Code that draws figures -
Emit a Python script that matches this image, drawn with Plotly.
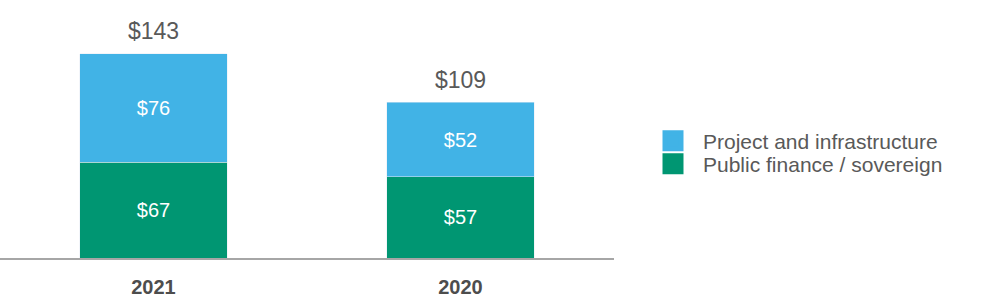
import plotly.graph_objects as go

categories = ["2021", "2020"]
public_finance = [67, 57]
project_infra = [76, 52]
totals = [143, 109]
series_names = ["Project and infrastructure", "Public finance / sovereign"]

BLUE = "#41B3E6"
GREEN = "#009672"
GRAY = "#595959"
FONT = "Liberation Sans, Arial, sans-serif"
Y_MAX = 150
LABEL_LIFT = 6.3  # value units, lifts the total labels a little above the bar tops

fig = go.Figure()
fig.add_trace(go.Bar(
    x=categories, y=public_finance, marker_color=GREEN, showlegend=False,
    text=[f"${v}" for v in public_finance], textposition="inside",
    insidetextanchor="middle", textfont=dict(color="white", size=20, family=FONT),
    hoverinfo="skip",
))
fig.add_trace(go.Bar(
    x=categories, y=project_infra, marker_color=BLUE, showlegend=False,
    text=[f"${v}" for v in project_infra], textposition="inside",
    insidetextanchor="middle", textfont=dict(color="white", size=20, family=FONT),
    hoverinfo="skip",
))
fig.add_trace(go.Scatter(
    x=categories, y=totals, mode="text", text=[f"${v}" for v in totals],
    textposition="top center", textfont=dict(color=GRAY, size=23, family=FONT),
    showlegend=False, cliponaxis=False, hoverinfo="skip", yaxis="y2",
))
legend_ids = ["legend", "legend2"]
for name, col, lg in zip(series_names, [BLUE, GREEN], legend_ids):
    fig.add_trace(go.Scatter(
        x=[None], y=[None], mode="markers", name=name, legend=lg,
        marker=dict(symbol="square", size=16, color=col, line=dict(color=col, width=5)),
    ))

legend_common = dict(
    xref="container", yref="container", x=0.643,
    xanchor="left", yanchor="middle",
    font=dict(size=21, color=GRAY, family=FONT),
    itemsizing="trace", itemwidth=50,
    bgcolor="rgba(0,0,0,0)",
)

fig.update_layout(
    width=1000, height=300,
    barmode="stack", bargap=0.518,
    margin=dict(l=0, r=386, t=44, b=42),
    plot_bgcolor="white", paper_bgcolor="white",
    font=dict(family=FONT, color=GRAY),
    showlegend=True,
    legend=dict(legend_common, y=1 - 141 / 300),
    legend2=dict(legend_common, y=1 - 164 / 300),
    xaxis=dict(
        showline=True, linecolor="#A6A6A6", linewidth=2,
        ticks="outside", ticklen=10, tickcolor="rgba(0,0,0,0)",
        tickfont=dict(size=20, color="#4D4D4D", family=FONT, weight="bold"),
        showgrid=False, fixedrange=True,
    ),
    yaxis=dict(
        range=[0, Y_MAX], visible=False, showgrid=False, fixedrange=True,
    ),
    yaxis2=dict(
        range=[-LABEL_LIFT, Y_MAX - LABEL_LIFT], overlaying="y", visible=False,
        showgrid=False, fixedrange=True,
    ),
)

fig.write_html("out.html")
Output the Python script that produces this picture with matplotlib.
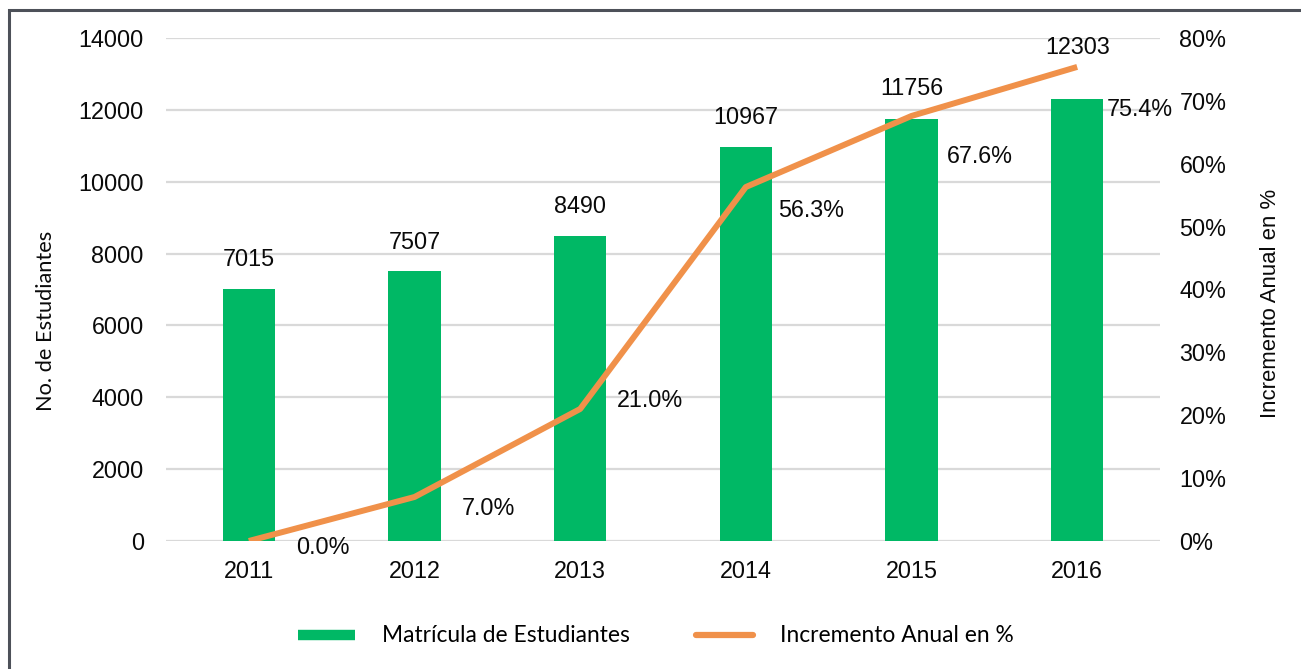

Aim of the exercise - Each line in the entries above that includes the string "script" should be extracted.

Exercise result -
Emit a Python script that matches this image, drawn with Plotly.
Output the Python script that produces this picture with matplotlib.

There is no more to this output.